What is being asked:
Print only the lines from the top of the data through the line with "import matplotlib.transforms as mtransforms", both included, skipping every picture.

──────

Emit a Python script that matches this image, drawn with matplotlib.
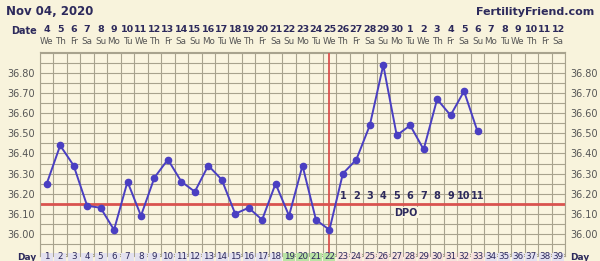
import numpy as np
import matplotlib.pyplot as plt
from matplotlib.patches import Rectangle
import matplotlib.transforms as mtransforms

days = np.arange(1, 34)
temps = [36.25, 36.44, 36.34, 36.14, 36.13, 36.02, 36.26, 36.09, 36.28, 36.37,
         36.26, 36.21, 36.34, 36.27, 36.10, 36.13, 36.07, 36.25, 36.09, 36.34,
         36.07, 36.02, 36.30, 36.37, 36.54, 36.84, 36.49, 36.54, 36.42, 36.67,
         36.59, 36.71, 36.51]
coverline = 36.15
ovulation_day = 22
dpo_labels = [str(i) for i in range(1, 12)]
dpo_days = list(range(23, 34))
date_nums = [str(d) for d in range(4, 31)] + [str(d) for d in range(1, 13)]
weekdays = ["We", "Th", "Fr", "Sa", "Su", "Mo", "Tu"]
n_days = 39
fertile_days = [19, 20, 21, 22]
luteal_days = list(range(23, 34))

bg = "#f8f3dc"
navy = "#2d2a5c"
gridc = "#a8a38e"
purple = "#4a3fc2"
red = "#d9534f"

fig = plt.figure(figsize=(6, 2.61), dpi=100, facecolor=bg)
ax = fig.add_axes([40/600, 1 - 256/261, 525/600, 204/261])
ax.set_facecolor("#faf5e0")
ax.set_xlim(0.5, n_days + 0.5)
ax.set_ylim(35.89, 36.905)

for x in np.arange(0.5, n_days + 1, 1):
    ax.axvline(x, color=gridc, lw=0.8, zorder=1)
for y in np.arange(35.90, 36.91, 0.05):
    ax.axhline(y, color=gridc, lw=0.8, zorder=1)
for s in ax.spines.values():
    s.set_color(gridc)
    s.set_linewidth(0.8)

yt = np.arange(36.0, 36.81, 0.1)
ax.set_yticks(yt)
ax.set_yticklabels([f"{v:.2f}" for v in yt])
ax.tick_params(axis="y", length=0, labelsize=7, labelcolor="#555555", pad=4,
               labelright=True)
ax.set_xticks([])

ax.axhline(coverline, color=red, lw=2, zorder=2)
ax.axvline(ovulation_day, color=red, lw=1.3, zorder=2)
ax.plot(days, temps, color=purple, lw=1.4, marker="o", ms=4.5, zorder=3)

for d, lab in zip(dpo_days, dpo_labels):
    ax.text(d, 36.19, lab, ha="center", va="center", fontsize=7,
            fontweight="bold", color=navy, zorder=4)
ax.text(27.7, 36.105, "DPO", ha="center", va="center", fontsize=7,
        fontweight="bold", color=navy, zorder=4,
        bbox=dict(facecolor="#faf5e0", edgecolor="none", pad=0.5))

trans = mtransforms.blended_transform_factory(ax.transData, ax.transAxes)
for i in range(n_days):
    ax.text(i + 1, 1.108, date_nums[i], transform=trans, ha="center",
            va="center", fontsize=6.8, fontweight="bold", color=navy,
            clip_on=False)
    ax.text(i + 1, 1.052, weekdays[i % 7], transform=trans, ha="center",
            va="center", fontsize=6.3, color="#555555", clip_on=False)

# day number row
for i in range(1, n_days + 1):
    if i in fertile_days:
        fc = "#b9e3a4"
    elif i in luteal_days:
        fc = "#f6e1dc"
    else:
        fc = "#e3e1ef"
    ax.add_patch(Rectangle((i - 0.45, -0.06), 0.9, 0.075, transform=trans,
                           facecolor=fc, edgecolor="none", clip_on=False,
                           zorder=5))
    ax.text(i, -0.003, str(i), transform=trans, ha="center", va="center",
            fontsize=6.3, color=navy, clip_on=False, zorder=6)

fig.text(27/600, 1 - 257/261, "Day", ha="center", va="center", fontsize=6.5,
         fontweight="bold", color=navy)
fig.text(580/600, 1 - 257/261, "Day", ha="center", va="center", fontsize=6.5,
         fontweight="bold", color=navy)
fig.text(24/600, 1 - 31/261, "Date", ha="center", va="center", fontsize=7,
         fontweight="bold", color=navy)
fig.text(6/600, 1 - 12/261, "Nov 04, 2020", ha="left", va="center",
         fontsize=8.5, fontweight="bold", color=navy)
fig.text(594/600, 1 - 12/261, "FertilityFriend.com", ha="right", va="center",
         fontsize=8, fontweight="bold", color=navy)

fig.savefig("out.png", dpi=100, facecolor=bg)
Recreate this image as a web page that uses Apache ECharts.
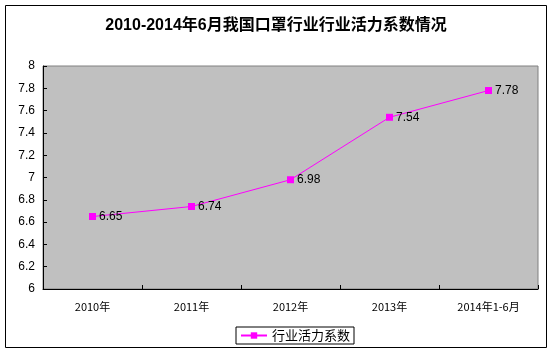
<!DOCTYPE html>
<html>
<head>
<meta charset="utf-8">
<style>
  html, body { margin: 0; padding: 0; background: #fff; }
  #main { width: 552px; height: 354px; }
</style>
<script src="https://cdn.jsdelivr.net/npm/echarts@6/dist/echarts.min.js"></script>
</head>
<body>
<div id="main"></div>
<script>
// 数据
var categories = ['2010年', '2011年', '2012年', '2013年', '2014年1-6月'];
var vitality = [6.65, 6.74, 6.98, 7.54, 7.78];
var yTicks = ['6', '6.2', '6.4', '6.6', '6.8', '7', '7.2', '7.4', '7.6', '7.8', '8'];

var chart = echarts.init(document.getElementById('main'));
chart.setOption({
    animation: false,
    backgroundColor: '#fff',
    title: {
        text: '2010-2014年6月我国口罩行业行业活力系数情况',
        left: 'center',
        top: 13,
        textStyle: {fontSize: 16, fontWeight: 'bold', color: '#000', fontFamily: 'Liberation Sans, Noto Sans CJK SC'}
    },
    graphic: [{
        type: 'rect',
        shape: {x: 5.5, y: 5.5, width: 541, height: 342},
        style: {fill: 'none', stroke: '#000', lineWidth: 1},
        silent: true
    }],
    legend: {
        bottom: 10,
        left: 236,
        itemWidth: 26,
        itemHeight: 8,
        itemGap: 4,
        padding: [2, 4],
        borderColor: '#000',
        borderWidth: 1,
        borderRadius: 0,
        textStyle: {fontSize: 13, color: '#000', fontFamily: 'Noto Sans CJK SC'},
        data: ['行业活力系数']
    },
    grid: {
        left: 43,
        right: 14,
        top: 66,
        bottom: 65,
        show: true,
        backgroundColor: '#c0c0c0',
        borderColor: '#808080',
        borderWidth: 1
    },
    xAxis: {
        type: 'category',
        data: categories,
        boundaryGap: true,
        axisLine: {lineStyle: {color: '#000'}},
        axisTick: {show: true, alignWithLabel: false, length: 4, inside: true, lineStyle: {color: '#000'}},
        axisLabel: {fontSize: 11, color: '#000', margin: 12, fontFamily: 'Noto Sans CJK SC'},
        splitLine: {show: false}
    },
    yAxis: {
        type: 'value',
        min: 6,
        max: 8,
        interval: 0.2,
        axisLine: {show: true, lineStyle: {color: '#000'}},
        axisTick: {show: true, length: 4, inside: true, lineStyle: {color: '#000'}},
        axisLabel: {
            fontSize: 12, color: '#000', margin: 8, fontFamily: 'Liberation Sans',
            formatter: function (v) {
                var i = Math.round((v - 6) / 0.2);
                return yTicks[i];
            }
        },
        splitLine: {show: false}
    },
    series: [{
        name: '行业活力系数',
        type: 'line',
        data: vitality,
        symbol: 'rect',
        symbolSize: 7,
        color: '#ff00ff',
        lineStyle: {color: '#ff00ff', width: 1},
        itemStyle: {color: '#ff00ff'},
        label: {
            show: true,
            position: 'right',
            distance: 3,
            fontSize: 12,
            color: '#000',
            fontFamily: 'Liberation Sans'
        }
    }]
});
</script>
</body>
</html>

──────

Final answer:
Emit a Python script that matches this image, drawn with matplotlib.
import numpy as np
import matplotlib.pyplot as plt
from matplotlib.patches import Rectangle
import matplotlib.transforms as mtransforms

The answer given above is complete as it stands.